BYU cruised through the opener to go up 19-9 on Sander’s blistering back row kill at the end of the set, and capped the run on a Trojan service error, 25-15.

“I think we played better than I thought we would,” Hatch said. “When you play those teams that are struggling, you never know. But we came out strong each set, and we were able to get some subs in, too. It was a good match.”

The Cougars put down 15 kills with just one error as they hit .700 in the second set. Tim Dobbert came off the bench and tallied two blocks, including the set-clinching triple block with Price Jarman and Langlois, to go up 2-0 at the break.

Dobbert also laid down a cheeky ace on the float serve just moments before, and went up for a double-block with Jarman to give the Cougars a 21-13 advantage in the second set.

“The guys were really efficient,” Olmstead said. “All the guys were getting involved, and it was really good. They were taking good swings, not getting too far ahead of themselves. But I felt they were really composed throughout the night, and took good swings.”

The highlight of the second set, though, was seeing Sander hover off the back row and fire a blistering shot that dipped inside the Trojans' back line for the Cougars’ 16th point.

The Trojans (7-18, 5-16 MPSF) took their first lead of the match since set two's opening point at 4-3 in the third set on Ryan Moss’ block.

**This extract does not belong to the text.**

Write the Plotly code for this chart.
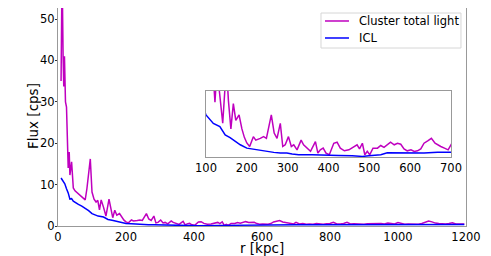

But BYU responded with a 15-1 run to regain control, and entered the non-starters for the final moments of the sweep.

Kiril Meretev set up match point with a kill at 24-14, and the Trojans finished off the match with a service error at altitude.

Lucas Yoder put down five kills to lead the Trojans, and teammates Jon Rivera and Josh Kirchner each supplied four kills.

BYU can clinch the MPSF regular-season title and home-court advantage throughout the conference tournament with a win Saturday over the Trojans.

But Olmstead, who has led the BYU men’s and women’s volleyball teams to national heights as a player and coach, shook his head so as not to think of that after the match.

“I didn’t go up there and say anything different, or do anything different,” Olmstead said. “We’re not going to do anything different as coaches, and they can’t do anything different. It’s what we do every Friday night going into a Saturday night match. They’re stretching, they’re recovering, and our prep tomorrow will be no different.

“We’re not changing things. It’s going to be a team back ready to play. That will probably be (USC’s) last volleyball match of the year, and that’s important to them. We’ve got to be respectful of them; it’s the most we can do for them, to compete with them.”